◆ **What is expected**
Reproduce the listing below character for character; drop every image.

◆ **Source data**
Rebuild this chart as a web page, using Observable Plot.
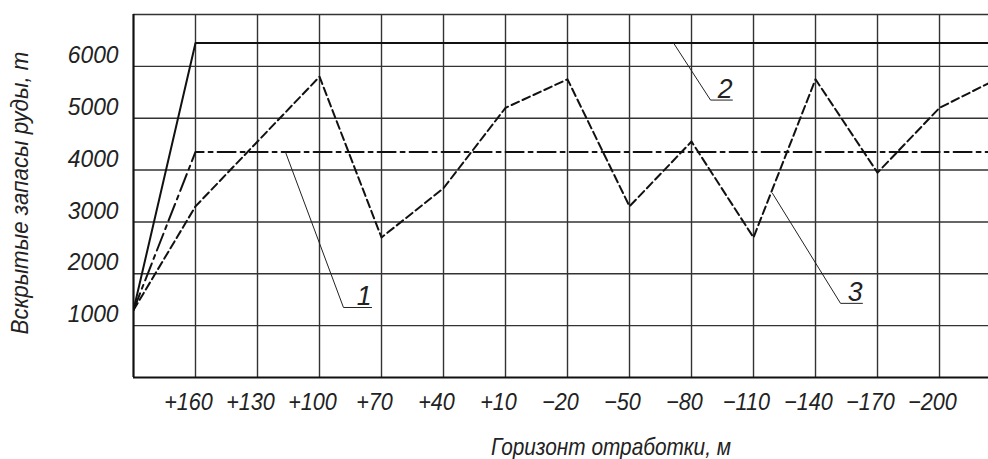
<!DOCTYPE html>
<html>
<head>
<meta charset="utf-8">
<script src="https://cdn.jsdelivr.net/npm/d3@7"></script>
<script src="https://cdn.jsdelivr.net/npm/@observablehq/plot@0.6"></script>
<style>
  html, body { margin: 0; padding: 0; background: #fff; }
  svg { display: block; }
  .gost, .gost text { font-family: "Liberation Sans", Arimo, sans-serif; font-style: italic; }
</style>
</head>
<body>
<div id="chart"></div>
<script>
// Horizon of mining (m) and opened ore reserves (t)
const horizonTicks = [160, 130, 100, 70, 40, 10, -20, -50, -80, -110, -140, -170, -200];
const valueTicks = [1000, 2000, 3000, 4000, 5000, 6000];
const gridValues = [1000, 2000, 3000, 4000, 5000, 6000, 7000];

const series1Horizon = [190, 160, -230];
const series1Value   = [1300, 4350, 4350];

const series2Horizon = [190, 160, -230];
const series2Value   = [1300, 6450, 6450];

const series3Horizon = [190, 160, 100, 70, 40, 10, -20, -50, -80, -110, -140, -170, -200, -230];
const series3Value   = [1300, 3300, 5800, 2700, 3650, 5200, 5750, 3300, 4550, 2700, 5750, 3950, 5200, 5800];

// leader lines for the curve numbers: anchor on curve, elbow, end of underline
const leaderName    = ["1", "2", "3"];
const leaderHorizon = [[116.5, 88.4, 74.8], [-71.3, -89.2, -99.8], [-119.2, -152.1, -162.7]];
const leaderValue   = [[4350, 1350, 1350], [6450, 5350, 5350], [3550, 1430, 1430]];

const yTitle = "Вскрытые запасы руды, т";
const xTitle = "Горизонт отработки, м";

const toRows = (hs, vs) => hs.map((h, i) => ({h, v: vs[i]}));
const s1 = toRows(series1Horizon, series1Value);
const s2 = toRows(series2Horizon, series2Value);
const s3 = toRows(series3Horizon, series3Value);
const leaders = leaderName.flatMap((n, k) => leaderHorizon[k].map((h, i) => ({n, h, v: leaderValue[k][i]})));
const leaderLabels = leaderName.map((n, k) => ({n, h: leaderHorizon[k][2], v: leaderValue[k][2]}));

const fmt = d => d > 0 ? "+" + d : "\u2212" + Math.abs(d);
const FONT = 24;

const chart = Plot.plot({
  width: 988,
  height: 459,
  marginLeft: 133,
  marginRight: 0,
  marginTop: 14,
  marginBottom: 82,
  style: {background: "#fff", overflow: "visible"},
  className: "gost",
  x: {domain: [190, -223.7], type: "linear"},
  y: {domain: [0, 7000]},
  marks: [
    Plot.gridX(horizonTicks, {stroke: "#333", strokeOpacity: 1, strokeWidth: 1.4}),
    Plot.gridY(gridValues, {stroke: "#333", strokeOpacity: 1, strokeWidth: 1.4}),
    Plot.ruleX([190], {stroke: "#111", strokeWidth: 2.2}),
    Plot.ruleY([0], {stroke: "#111", strokeWidth: 2.2}),
    Plot.axisX(horizonTicks, {tickSize: 0, tickPadding: 15, tickFormat: fmt, fontSize: FONT, dx: -7, label: null, fill: "#222"}),
    Plot.axisY(valueTicks, {tickSize: 0, tickPadding: 15, tickFormat: d => String(d), fontSize: FONT, dy: -11, label: null, fill: "#222"}),
    Plot.line(s2, {x: "h", y: "v", stroke: "#111", strokeWidth: 2, clip: true}),
    Plot.line(s1, {x: "h", y: "v", stroke: "#111", strokeWidth: 2, strokeDasharray: "18,5,4,5", clip: true}),
    Plot.line(s3, {x: "h", y: "v", stroke: "#111", strokeWidth: 2, strokeDasharray: "8,4", clip: true}),
    Plot.line(leaders, {x: "h", y: "v", z: "n", stroke: "#222", strokeWidth: 1}),
    Plot.text(leaderLabels, {x: "h", y: "v", text: "n", textAnchor: "end", lineAnchor: "bottom", dy: -2, fontSize: 28, fill: "#222"}),
    Plot.text([yTitle], {frameAnchor: "left", textAnchor: "middle", lineAnchor: "middle", dx: -113, dy: -3, rotate: -90, fontSize: FONT, fill: "#222"}),
    Plot.text([xTitle], {frameAnchor: "bottom", textAnchor: "middle", lineAnchor: "middle", dx: 50, dy: 70, fontSize: FONT, fill: "#222"})
  ]
});
document.getElementById("chart").appendChild(chart);

// condense glyphs horizontally to imitate the narrow drafting font
const yLabelSet = new Set(valueTicks.map(String));
d3.select(chart).selectAll("text").each(function () {
  const t = this.textContent;
  const w = this.getComputedTextLength();
  if (!w) return;
  if (t === yTitle) {
    const tr = this.getAttribute("transform") || "";
    this.setAttribute("transform", tr + ` scale(${283 / w},1)`);
    return;
  }
  let target;
  if (t === xTitle) target = 240;
  else if (yLabelSet.has(t)) target = w * 0.95;
  else if (/^[123]$/.test(t)) target = w * 0.95;
  else target = w * 0.9;
  this.setAttribute("textLength", target);
  this.setAttribute("lengthAdjust", "spacingAndGlyphs");
});
</script>
</body>
</html>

◆ **Written solution**
Rebuild this chart as a web page, using Observable Plot.
<!DOCTYPE html>
<html>
<head>
<meta charset="utf-8">
<script src="https://cdn.jsdelivr.net/npm/d3@7"></script>
<script src="https://cdn.jsdelivr.net/npm/@observablehq/plot@0.6"></script>
<style>
  html, body { margin: 0; padding: 0; background: #fff; }
  svg { display: block; }
  .gost, .gost text { font-family: "Liberation Sans", Arimo, sans-serif; font-style: italic; }
</style>
</head>
<body>
<div id="chart"></div>
<script>
// Horizon of mining (m) and opened ore reserves (t)
const horizonTicks = [160, 130, 100, 70, 40, 10, -20, -50, -80, -110, -140, -170, -200];
const valueTicks = [1000, 2000, 3000, 4000, 5000, 6000];
const gridValues = [1000, 2000, 3000, 4000, 5000, 6000, 7000];

const series1Horizon = [190, 160, -230];
const series1Value   = [1300, 4350, 4350];

const series2Horizon = [190, 160, -230];
const series2Value   = [1300, 6450, 6450];

const series3Horizon = [190, 160, 100, 70, 40, 10, -20, -50, -80, -110, -140, -170, -200, -230];
const series3Value   = [1300, 3300, 5800, 2700, 3650, 5200, 5750, 3300, 4550, 2700, 5750, 3950, 5200, 5800];

// leader lines for the curve numbers: anchor on curve, elbow, end of underline
const leaderName    = ["1", "2", "3"];
const leaderHorizon = [[116.5, 88.4, 74.8], [-71.3, -89.2, -99.8], [-119.2, -152.1, -162.7]];
const leaderValue   = [[4350, 1350, 1350], [6450, 5350, 5350], [3550, 1430, 1430]];

const yTitle = "Вскрытые запасы руды, т";
const xTitle = "Горизонт отработки, м";

const toRows = (hs, vs) => hs.map((h, i) => ({h, v: vs[i]}));
const s1 = toRows(series1Horizon, series1Value);
const s2 = toRows(series2Horizon, series2Value);
const s3 = toRows(series3Horizon, series3Value);
const leaders = leaderName.flatMap((n, k) => leaderHorizon[k].map((h, i) => ({n, h, v: leaderValue[k][i]})));
const leaderLabels = leaderName.map((n, k) => ({n, h: leaderHorizon[k][2], v: leaderValue[k][2]}));

const fmt = d => d > 0 ? "+" + d : "\u2212" + Math.abs(d);
const FONT = 24;

const chart = Plot.plot({
  width: 988,
  height: 459,
  marginLeft: 133,
  marginRight: 0,
  marginTop: 14,
  marginBottom: 82,
  style: {background: "#fff", overflow: "visible"},
  className: "gost",
  x: {domain: [190, -223.7], type: "linear"},
  y: {domain: [0, 7000]},
  marks: [
    Plot.gridX(horizonTicks, {stroke: "#333", strokeOpacity: 1, strokeWidth: 1.4}),
    Plot.gridY(gridValues, {stroke: "#333", strokeOpacity: 1, strokeWidth: 1.4}),
    Plot.ruleX([190], {stroke: "#111", strokeWidth: 2.2}),
    Plot.ruleY([0], {stroke: "#111", strokeWidth: 2.2}),
    Plot.axisX(horizonTicks, {tickSize: 0, tickPadding: 15, tickFormat: fmt, fontSize: FONT, dx: -7, label: null, fill: "#222"}),
    Plot.axisY(valueTicks, {tickSize: 0, tickPadding: 15, tickFormat: d => String(d), fontSize: FONT, dy: -11, label: null, fill: "#222"}),
    Plot.line(s2, {x: "h", y: "v", stroke: "#111", strokeWidth: 2, clip: true}),
    Plot.line(s1, {x: "h", y: "v", stroke: "#111", strokeWidth: 2, strokeDasharray: "18,5,4,5", clip: true}),
    Plot.line(s3, {x: "h", y: "v", stroke: "#111", strokeWidth: 2, strokeDasharray: "8,4", clip: true}),
    Plot.line(leaders, {x: "h", y: "v", z: "n", stroke: "#222", strokeWidth: 1}),
    Plot.text(leaderLabels, {x: "h", y: "v", text: "n", textAnchor: "end", lineAnchor: "bottom", dy: -2, fontSize: 28, fill: "#222"}),
    Plot.text([yTitle], {frameAnchor: "left", textAnchor: "middle", lineAnchor: "middle", dx: -113, dy: -3, rotate: -90, fontSize: FONT, fill: "#222"}),
    Plot.text([xTitle], {frameAnchor: "bottom", textAnchor: "middle", lineAnchor: "middle", dx: 50, dy: 70, fontSize: FONT, fill: "#222"})
  ]
});
document.getElementById("chart").appendChild(chart);

// condense glyphs horizontally to imitate the narrow drafting font
const yLabelSet = new Set(valueTicks.map(String));
d3.select(chart).selectAll("text").each(function () {
  const t = this.textContent;
  const w = this.getComputedTextLength();
  if (!w) return;
  if (t === yTitle) {
    const tr = this.getAttribute("transform") || "";
    this.setAttribute("transform", tr + ` scale(${283 / w},1)`);
    return;
  }
  let target;
  if (t === xTitle) target = 240;
  else if (yLabelSet.has(t)) target = w * 0.95;
  else if (/^[123]$/.test(t)) target = w * 0.95;
  else target = w * 0.9;
  this.setAttribute("textLength", target);
  this.setAttribute("lengthAdjust", "spacingAndGlyphs");
});
</script>
</body>
</html>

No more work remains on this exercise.